On Thu, Mar 7, 2013 at 9:22 AM, eat <e.antero.tammi at gmail.com> wrote:

> Hi,
>
> On Thu, Mar 7, 2013 at 1:52 AM, Jaime Fernández del Río <
> jaime.frio at gmail.com> wrote:
>
>> On Tue, Mar 5, 2013 at 5:23 AM, Charles R Harris <
>> charlesr.harris at gmail.com> wrote:
>>
>>>
>>>
>>> On Tue, Mar 5, 2013 at 12:41 AM, Jaime Fernández del Río <
>>> jaime.frio at gmail.com> wrote:
>>>
>>>> On Mon, Mar 4, 2013 at 8:37 PM, Charles R Harris <
>>>> charlesr.harris at gmail.com> wrote:
>>>>
>>>>>
>>>>> There are actually seven versions of polynomial fit, two for the usual
>>>>> polynomial basis, and one each for Legendre, Chebyshev, Hermite, Hermite_e,
>>>>> and Laguerre ;)
>>>>>
>>>>
>>>> Correct me if I am wrong, but the fitted function is the same
>>>> regardless of the polynomial basis used. I don't know if there can be
>>>> numerical stability issues, but chebfit(x, y, n) returns the same as
>>>> poly2cheb(polyfit(x, y, n)).
>>>>
>>>> In any case, with all the already existing support for these special
>>>> polynomials, it wouldn't be too hard to set the problem up to calculate the
>>>> right coefficients directly for each case.
>>>>
>>>>
>>>>> How do you propose to implement it? I think Lagrange multipliers is
>>>>> overkill, I'd rather see using the weights (approximate) or change of
>>>>> variable -- a permutation in this case -- followed by qr and lstsq.
>>>>>
>>>>
>>>> The weights method is already in place, but I find it rather inelegant
>>>> and unsatisfactory as a solution to this problem.
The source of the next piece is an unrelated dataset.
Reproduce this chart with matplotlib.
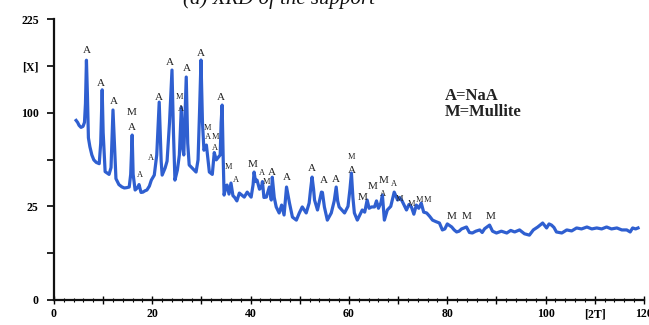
import numpy as np
from matplotlib import pyplot as plt

# --- data (2theta in degrees, intensity in counts) ---
two_theta = [
    4.5, 4.8, 5.1, 5.5, 5.9, 6.2, 6.4, 6.6, 6.8, 7.0, 7.3, 7.7, 8.1, 8.6, 9.2, 9.5, 9.8, 10.0,
    10.4, 10.8, 11.2, 11.6, 12.0, 12.3, 12.6, 13.2, 13.8, 14.3, 14.8, 15.3, 15.6, 15.9, 16.1,
    16.5, 17.0, 17.3, 17.7, 18.1, 18.5, 18.9, 19.4, 19.8, 20.4, 20.9, 21.4, 21.8, 22.0, 22.6,
    23.0, 23.5, 24.0, 24.3, 24.6, 25.1, 25.5, 25.9, 26.2, 26.4, 26.9, 27.2, 27.5, 28.1, 28.9,
    29.3, 29.6, 29.9, 30.2, 30.5, 31.0, 31.6, 32.2, 32.6, 33.0, 33.4, 33.8, 34.0, 34.2, 34.4,
    34.6, 35.0, 35.2, 35.6, 36.0, 36.4, 36.7, 37.2, 37.7, 38.7, 39.3, 40.1, 40.5, 40.7, 41.0,
    41.3, 41.8, 42.2, 42.4, 42.7, 43.2, 43.8, 44.2, 44.4, 44.8, 45.2, 45.8, 46.3, 46.8, 47.3,
    47.9, 48.5, 49.3, 49.9, 50.5, 51.3, 51.9, 52.2, 52.5, 52.8, 53.0, 53.6, 54.0, 54.4, 54.6,
    55.0, 55.6, 56.4, 57.0, 57.4, 57.7, 58.0, 59.1, 59.8, 60.2, 60.5, 60.8, 61.1, 61.7, 62.7,
    63.2, 63.7, 64.1, 64.6, 65.2, 65.6, 66.0, 66.5, 66.8, 67.2, 67.8, 68.5, 69.2, 69.9, 70.3,
    70.8, 71.7, 72.2, 72.7, 73.2, 73.7, 74.2, 74.7, 75.2, 75.8, 76.4, 77.0, 77.7, 78.4, 79.0,
    79.5, 80.0, 80.9, 81.4, 81.9, 82.4, 82.9, 83.9, 84.5, 85.1, 85.8, 86.6, 87.1, 87.6, 88.6,
    89.2, 90.0, 91.0, 92.1, 92.9, 93.7, 94.7, 95.7, 96.7, 97.5, 98.4, 99.4, 100.2, 100.7,
    101.2, 101.7, 102.2, 103.3, 104.3, 105.3, 106.3, 107.3, 108.4, 109.4, 110.4, 111.4, 112.4,
    113.4, 114.5, 115.5, 116.5, 117.2, 117.7, 118.3, 118.8,
]
intensity = [
    92, 90, 87, 85, 86, 90, 110, 164, 120, 75, 67, 60, 56, 54, 53, 70, 126, 80,
    47, 46, 45, 50, 103, 70, 42, 38, 36.5, 35.8, 36, 36.4, 45, 77.6, 45,
    34.5, 36, 38, 33, 33.2, 34, 34.5, 37, 41, 44.5, 60, 111.7, 55, 44.5, 49.7,
    55, 90, 150.8, 80, 41, 48.2, 60, 106, 65, 60, 141.8, 70, 52, 49.7, 46.7,
    56, 100, 164.2, 90, 64, 68.5, 46.7, 45, 62, 56, 58, 60, 90, 108.4, 60,
    31.4, 37, 37.7, 32, 39, 31, 30.2, 28, 32.6, 30.2, 33.2, 30.2, 38, 46.7, 40,
    41, 35, 36.4, 40, 30, 30.2, 36.4, 28.5, 43, 30, 24.7, 21.6, 25.7, 20.6, 36.4,
    26.8, 19.6, 18.2, 21.6, 24.7, 21.6, 26.8, 35, 43.1, 35, 28.5, 23.1, 28, 33.2, 33,
    24.7, 18.2, 21.6, 28, 36.4, 28, 24.7, 21.6, 25, 35, 46, 30, 21.6, 18.2, 23.1,
    22, 28.5, 24, 24.7, 24.7, 28, 24, 27, 31.4, 18.2, 23.1, 25, 33.2, 28.5, 30,
    28, 23.1, 26, 24.7, 21, 25.7, 24, 26.8, 22, 21.6, 20, 18.2, 17.5, 16.9, 14.0,
    14.4, 16.5, 15.2, 14.0, 13.2, 13.5, 14.4, 15.2, 13, 12.8, 13.5, 14.0, 13.0, 14.5, 16.0,
    13.5, 12.8, 13.5, 12.8, 13.8, 13.2, 14.0, 12.5, 12.0, 14, 15.2, 16.9, 14.8, 16.5,
    16.0, 15, 13.2, 12.8, 14.0, 13.6, 14.8, 14.4, 15.2, 14.4, 14.8, 14.4, 15.2,
    14.4, 14.8, 14.0, 14.0, 13.2, 14.8, 14.4, 14.8,
]

# phase labels: (2theta, intensity, text, small?)
peak_labels = [
    (6.7, 178, "A", False), (9.6, 134, "A", False), (12.2, 112, "A", False),
    (15.7, 100.7, "M", False), (15.9, 85.3, "A", False), (17.5, 44.5, "A", True),
    (19.8, 57.5, "A", True), (21.4, 117.5, "A", False), (23.6, 161.5, "A", False),
    (25.5, 117.5, "M", True), (25.9, 104, "A", True), (27.1, 153.4, "A", False),
    (29.9, 173.9, "A", False), (31.2, 84.3, "M", True), (31.4, 75.7, "A", True),
    (32.8, 75.7, "M", True), (32.8, 65.9, "A", True), (34.0, 117.5, "A", False),
    (35.4, 50.4, "M", True), (37.1, 41, "A", True), (40.5, 52, "M", False),
    (42.2, 46, "A", True), (43.2, 39.7, "M", True), (44.4, 46.7, "A", False),
    (47.3, 43.1, "A", False), (52.5, 49.7, "A", False), (54.8, 40.4, "A", False),
    (57.4, 41.7, "A", False), (60.5, 58.3, "M", True), (60.5, 48.2, "A", False),
    (62.7, 30.2, "M", False), (64.8, 37, "M", False), (67.0, 41, "M", False),
    (67.0, 32, "A", True), (69.2, 38.4, "A", True), (70.3, 29.1, "M", True),
    (72.7, 26.3, "M", True), (74.3, 28.5, "M", True), (75.9, 28.5, "M", True),
    (80.9, 20.1, "M", False), (83.9, 20.1, "M", False), (88.8, 20.1, "M", False),
]

y_ticks = [0, 6.25, 25, 56.25, 100, 156.25, 225]
y_tick_labels = ["0", "", "25", "", "100", "[X]", "225"]
x_ticks = [0, 10, 20, 30, 40, 50, 60, 70, 80, 90, 100, 110, 120]
x_tick_labels = ["0", "", "20", "", "40", "", "60", "", "80", "", "100", "[2T]", "120"]

serif = ["Liberation Serif", "DejaVu Serif"]

fig = plt.figure(figsize=(6.49, 3.25), dpi=100)
ax = fig.add_axes([0.0832, 0.077, 0.909, 0.864])

ax.plot(two_theta, intensity, color="#2f5fd0", lw=2.3, solid_joinstyle="round")

for tx, ty, txt, small in peak_labels:
    ax.text(tx, ty, txt, ha="center", va="center", family=serif,
            fontsize=6 if small else 8, color="#222222")

ax.text(0.662, 0.755, "A=NaA\nM=Mullite", transform=ax.transAxes, family=serif,
        fontsize=12, fontweight="bold", color="#222222", va="top", ha="left",
        linespacing=1.0)

ax.set_yscale("function", functions=(lambda v: np.sqrt(np.clip(v, 0, None)), np.square))
ax.set_ylim(0, 225)
ax.set_xlim(0, 120)
ax.set_yticks(y_ticks)
ax.set_yticklabels(y_tick_labels)
ax.set_xticks(x_ticks)
ax.set_xticklabels(x_tick_labels)
ax.set_xticks(np.arange(0, 121, 2), minor=True)
ax.yaxis.set_minor_locator(plt.NullLocator())

for lab in ax.get_xticklabels() + ax.get_yticklabels():
    lab.set_family(serif)
    lab.set_fontweight("bold")
    lab.set_fontsize(8.5)

ax.tick_params(axis="y", direction="out", length=5, width=1.2, pad=6)
ax.tick_params(axis="x", which="major", direction="inout", length=6, width=1.0, pad=3)
ax.tick_params(axis="x", which="minor", direction="inout", length=3, width=0.8)

for side in ["top", "right"]:
    ax.spines[side].set_visible(False)
for side in ["left", "bottom"]:
    ax.spines[side].set_linewidth(1.6)
    ax.spines[side].set_color("#111111")

# title, cut off at the top edge as in the scan
fig.text(0.43, 0.988, "(a) XRD of the support", ha="center", va="baseline",
         family=serif, style="italic", fontsize=15, color="#111111")

fig.savefig("out.png", dpi=100)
But if it is deemed
>>>> sufficient, then there is of course no need to go any further.
>>>>
>>>> I hadn't thought of any other way than using Lagrange multipliers, but
>>>> looking at it in more detail, I am not sure it will be possible to
>>>> formulate it in a manner that can be fed to lstsq, as polyfit does today.
>>>> And if it can't, it probably wouldn't make much sense to have two different
>>>> methods which cannot produce the same full output running under the same
>>>> hood.
>>>>
>>>> I can't figure out your "change of variable" method from the succinct
>>>> description, could you elaborate a little more?
>>>>
>>>
>>> I think the place to add this is to lstsq as linear constraints. That
>>> is, the coefficients must satisfy B * c = y_c for some set of equations B.
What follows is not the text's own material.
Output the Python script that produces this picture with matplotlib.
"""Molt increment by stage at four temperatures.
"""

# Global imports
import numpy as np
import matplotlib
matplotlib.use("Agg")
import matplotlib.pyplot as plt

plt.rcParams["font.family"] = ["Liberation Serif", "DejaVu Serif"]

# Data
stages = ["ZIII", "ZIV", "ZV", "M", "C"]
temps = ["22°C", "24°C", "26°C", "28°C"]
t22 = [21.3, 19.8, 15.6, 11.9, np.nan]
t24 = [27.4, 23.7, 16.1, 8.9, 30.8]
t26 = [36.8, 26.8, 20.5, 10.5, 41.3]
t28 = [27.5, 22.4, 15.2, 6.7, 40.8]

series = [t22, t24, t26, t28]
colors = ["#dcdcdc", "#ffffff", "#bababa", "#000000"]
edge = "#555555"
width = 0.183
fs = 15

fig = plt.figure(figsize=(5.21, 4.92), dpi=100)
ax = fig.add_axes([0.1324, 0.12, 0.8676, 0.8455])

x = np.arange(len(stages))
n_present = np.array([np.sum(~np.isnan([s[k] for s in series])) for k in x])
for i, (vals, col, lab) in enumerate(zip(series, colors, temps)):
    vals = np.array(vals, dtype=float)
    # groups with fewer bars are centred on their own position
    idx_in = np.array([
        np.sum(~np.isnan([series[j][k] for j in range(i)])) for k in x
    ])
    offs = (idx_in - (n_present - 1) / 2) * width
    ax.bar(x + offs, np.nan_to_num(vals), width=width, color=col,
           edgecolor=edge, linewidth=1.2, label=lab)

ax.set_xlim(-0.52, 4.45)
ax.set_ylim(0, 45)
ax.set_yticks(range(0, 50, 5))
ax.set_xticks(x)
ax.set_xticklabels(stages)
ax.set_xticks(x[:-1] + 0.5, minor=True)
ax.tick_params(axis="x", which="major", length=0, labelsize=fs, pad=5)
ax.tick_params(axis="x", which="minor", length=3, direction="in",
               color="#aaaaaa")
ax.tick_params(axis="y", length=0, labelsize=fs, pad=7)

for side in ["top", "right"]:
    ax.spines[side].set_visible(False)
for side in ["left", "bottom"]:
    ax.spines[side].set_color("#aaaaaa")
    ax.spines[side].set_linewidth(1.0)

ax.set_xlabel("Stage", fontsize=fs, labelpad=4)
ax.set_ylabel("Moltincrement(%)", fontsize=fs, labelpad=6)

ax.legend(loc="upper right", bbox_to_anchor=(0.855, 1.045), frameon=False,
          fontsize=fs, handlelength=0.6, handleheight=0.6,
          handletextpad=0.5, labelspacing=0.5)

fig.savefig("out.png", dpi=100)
>>> In the polynomial case the rows of B would be the powers of x at the points
>>> you want to constrain. Then do an svd on B, B = u * d * v. Apply v to the
>>> design matrix of the unconstrained points A'  = A * v.T so that B' becomes
>>> u * d. The coefficients are now replaced by new variables c' with the
>>> contraints in the first two columns. If there are, say, 2 constraints, u *
>>> d will be 2x2. Solve that equation for the first two constraints then
>>> multiply the first two columns of the design matrix A' by the result and
>>> put them on the rhs, i.e.,
>>>
>>>     y = y - A'[:, :2] * c'[:2]
>>>
>>> then solve the usual l least squares thing with
>>>
>>>     A[:, 2:] * c'[2:] = y
>>>
>>> to get the rest of the transformed coefficients c'. Put the coefficients
>>> altogether and multiply with v^T to get
>>>
>>>     c = v^T * c'
>>>
>>
>> Very nice, and works beautifully! I have tried the method you describe,
>> and there are a few relevant observations:
>>
>>  1. It gives the exact same result as the Lagrange multiplier approach,
>> which is probably expected, but I wasn't all that sure it would be the case.
>>  2. The result also seems to be to what the sequence of fits giving
>> increasing weights to the fixed points converges to. This image
>> http://i1092.photobucket.com/albums/i412/jfrio/image.png is an example.
>> In there:
>>      * blue crosses are the data points to fit to
>>      * red points are the fixed points
>>      * blue line is the standard polyfit
>>      * red line is the constrained polyfit
>>      * cyan, magenta, yellow and black are polyfits with weights of 2, 4,
>> 8, 16 for the fixed points, 1 for the rest
>>
>> Seeing this last point, probably the cleanest, least disruptive
>> implementation of this, would be to allow np.inf values in the weights
>> parameter, which would get filtered out, and dealt with in the above manner.
>>
>
> Just to point out that a very simple approach is where one just multiply
> the constraints with big enough number M, like:
>
> In []: def V(x, n= None):
>    ....:     """Polynomial package compatible Vandermonde 'matrix'"""
>    ....:     return vander(x, n)[:, ::-1]
>

Just to note, there is a polyvander in numpy.polynomial.polynomial, and a
chebvander in numpy.polynomial.chebyshev, etc.